Springer für Professionals: Warum sollten sich Unternehmen mit dem Thema „Führen in Teilzeit“ beschäftigen?

Brigitte Abrell: Vielen Firmen wünschen sich mehr geeignete Bewerber für verantwortliche Positionen. Aus gutem Grund, denn Besetzungen mit der zweiten oder dritten Wahl haben spürbar negative Auswirkungen für den Erfolg eines Unternehmens. Frauen sind heute aufgrund ihrer Ausbildung oft bestens für Führungsaufgaben qualifiziert, bewerben sich aber erst gar nicht oder scheiden spätestens bei der Geburt ihres ersten Kindes aus dem Kreis der infrage kommenden Kandidaten aus.
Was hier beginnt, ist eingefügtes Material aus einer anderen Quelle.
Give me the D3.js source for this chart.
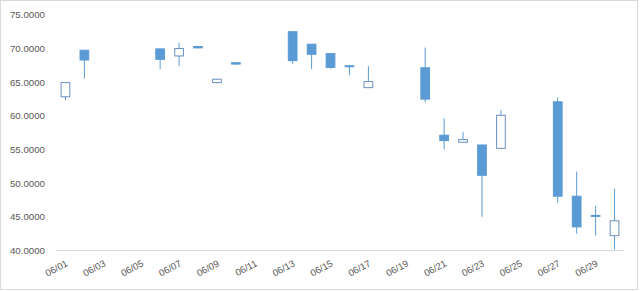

Ebenso wie jene, die aus anderen Gründen vorübergehend oder auf Dauer zeitreduziert arbeiten wollen. Eine in die Zukunft gerichtete Personalstrategie nutzt das Know-how aller Beschäftigten, und nicht nur eines eingeschränkten Personenkreises, und bietet die Möglichkeit der Teilzeitführung an. Unternehmen mit innovativen Arbeitszeitmodellen sind als attraktive Arbeitgeber gefragt und im Vorteil beim Wettstreit um die Besten.

Führungskräfte, die Teilzeit arbeiten, sind in Deutschland eher die Ausnahme. Wie schätzen Sie die Innovationsbereitschaft der Unternehmen bei diesem Thema ein?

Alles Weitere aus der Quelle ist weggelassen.